DR. CRAIG: Certainly in Philippians 2 you do have this magnificent statement of the incarnation – the full deity of Christ and yet taking on human form, the form of a servant, and then being obedient unto death. But it is not important to rely on any single biblical passage. We want to have a view that is consistent with all of the teaching of the New Testament about the person of Christ. This will include the Gospels as well which portrayed Jesus as having an ordinary human consciousness that grew from infancy, through boyhood, to manhood, and that knew the anxieties and the sorrows and the fatigue that are common to human beings. The incarnation should not be thought of as Superman disguised as Clark Kent. I think that is the view of the incarnation that many Christians tend to have: it is essentially a disguise. But a real incarnation such as you have in the New Testament would involve the baby Jesus having a consciousness like any normal infant, and the boy Jesus having a childhood consciousness, growing up and increasing in wisdom as he increased in stature.[3] The book of Hebrews even says that he was perfected through suffering. So we need to have a doctrine of the incarnation that takes the humanity of Christ seriously.

KEVIN HARRIS: This is a prime example – it sounds like to me – of how we take crucial passages throughout the Bible, but then we have some room here where we have to apply some philosophy and some theology in order to get a full-orbed view here. Fill in some of the blanks, and so on.

DR. CRAIG: Boy, is that true! Anybody who claims that he doesn’t go beyond the Bible doesn’t have an orthodox doctrine of the Trinity or the incarnation because these doctrines are shot through with philosophy – talk of persons and natures and essences and substances and things of that sort. These doctrines are formulated in philosophical categories.

KEVIN HARRIS: There just may be some key passages that we would go to from time to time to inform us on these.

DR. CRAIG: Oh, certainly! Absolutely.

KEVIN HARRIS: As I was editing down the Defenders class, I remember thinking, “Bill, is the emphasis here on the fact that Jesus set aside his rights to deity, not his deity?” Because you cannot set aside deity, but he gave up some of his rights to deity in order to take the form of a servant.

DR. CRAIG: Yes. That’s right. I think the orthodox doctrine of the incarnation is not a matter of subtraction – taking things away from the divine nature to become incarnate. Rather it is a matter of addition – taking on in addition to the divine nature he already had a human nature with all of its essential properties.

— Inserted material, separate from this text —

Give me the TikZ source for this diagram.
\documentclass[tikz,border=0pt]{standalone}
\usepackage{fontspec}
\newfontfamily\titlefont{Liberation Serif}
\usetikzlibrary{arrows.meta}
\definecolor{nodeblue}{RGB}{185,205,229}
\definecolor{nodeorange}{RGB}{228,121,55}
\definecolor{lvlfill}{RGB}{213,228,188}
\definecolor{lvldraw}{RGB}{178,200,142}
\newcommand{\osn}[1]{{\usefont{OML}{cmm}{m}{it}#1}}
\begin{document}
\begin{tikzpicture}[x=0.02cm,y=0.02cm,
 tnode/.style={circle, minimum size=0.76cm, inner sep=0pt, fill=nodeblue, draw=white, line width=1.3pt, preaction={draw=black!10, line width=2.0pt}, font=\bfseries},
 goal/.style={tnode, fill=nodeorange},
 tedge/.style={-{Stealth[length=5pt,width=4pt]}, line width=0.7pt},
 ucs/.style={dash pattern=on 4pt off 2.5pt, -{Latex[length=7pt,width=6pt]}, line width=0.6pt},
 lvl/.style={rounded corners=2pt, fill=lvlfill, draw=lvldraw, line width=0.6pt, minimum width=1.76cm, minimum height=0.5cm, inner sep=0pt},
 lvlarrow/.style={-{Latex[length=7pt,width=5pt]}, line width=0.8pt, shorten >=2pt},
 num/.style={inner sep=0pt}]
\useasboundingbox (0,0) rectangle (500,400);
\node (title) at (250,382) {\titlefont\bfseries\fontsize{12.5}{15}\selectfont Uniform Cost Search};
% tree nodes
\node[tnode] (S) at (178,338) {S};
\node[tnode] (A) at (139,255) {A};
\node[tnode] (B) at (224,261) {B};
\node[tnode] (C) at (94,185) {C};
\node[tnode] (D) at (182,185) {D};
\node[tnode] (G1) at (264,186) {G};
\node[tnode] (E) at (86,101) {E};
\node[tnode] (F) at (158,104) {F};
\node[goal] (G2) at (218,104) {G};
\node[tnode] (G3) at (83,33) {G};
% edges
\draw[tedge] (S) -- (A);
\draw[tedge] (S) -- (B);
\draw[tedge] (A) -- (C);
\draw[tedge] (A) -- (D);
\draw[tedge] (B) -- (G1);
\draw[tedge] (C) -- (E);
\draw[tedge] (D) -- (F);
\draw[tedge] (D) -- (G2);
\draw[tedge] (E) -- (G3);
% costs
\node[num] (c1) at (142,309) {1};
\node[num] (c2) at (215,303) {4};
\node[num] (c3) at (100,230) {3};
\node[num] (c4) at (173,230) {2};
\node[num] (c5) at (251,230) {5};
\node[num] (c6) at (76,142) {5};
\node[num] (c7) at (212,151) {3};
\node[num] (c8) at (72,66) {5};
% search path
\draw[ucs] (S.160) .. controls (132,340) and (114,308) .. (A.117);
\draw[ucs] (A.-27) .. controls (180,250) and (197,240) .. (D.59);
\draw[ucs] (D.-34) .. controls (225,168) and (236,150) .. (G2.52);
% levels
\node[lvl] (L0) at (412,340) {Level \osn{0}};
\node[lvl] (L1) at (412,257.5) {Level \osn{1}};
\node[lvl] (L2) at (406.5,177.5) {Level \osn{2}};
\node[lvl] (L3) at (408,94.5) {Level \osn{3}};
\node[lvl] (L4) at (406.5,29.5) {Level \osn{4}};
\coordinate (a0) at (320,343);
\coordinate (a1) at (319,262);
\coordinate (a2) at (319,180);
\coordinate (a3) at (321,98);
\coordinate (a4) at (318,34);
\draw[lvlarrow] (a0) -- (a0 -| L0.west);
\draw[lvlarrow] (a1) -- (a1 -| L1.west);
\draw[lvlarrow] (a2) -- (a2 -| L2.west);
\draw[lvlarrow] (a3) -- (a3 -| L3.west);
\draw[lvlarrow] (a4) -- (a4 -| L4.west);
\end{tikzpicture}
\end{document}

So we should think of the incarnation not as a matter of subtraction but of addition.

KEVIN HARRIS: This article really wanted to do two things. Teach an orthodox Christology and review your work on it in which he agrees, but also chastise people for not reading carefully enough and seeing a word in somebody’s article and thinking that they embrace it.

DR. CRAIG: Yes. According to this blog, he says, a lot of people have made judgments without ever having read what I’ve written about this in Philosophical Foundations for a Christian Worldview but just going on the basis of rumor and hearsay. He is certainly right to rebuke people for that.

KEVIN HARRIS: He says, “ If they have publicly called Craig a heretic for this reason, I would call them to publicly repudiate their comments and repent.”[4]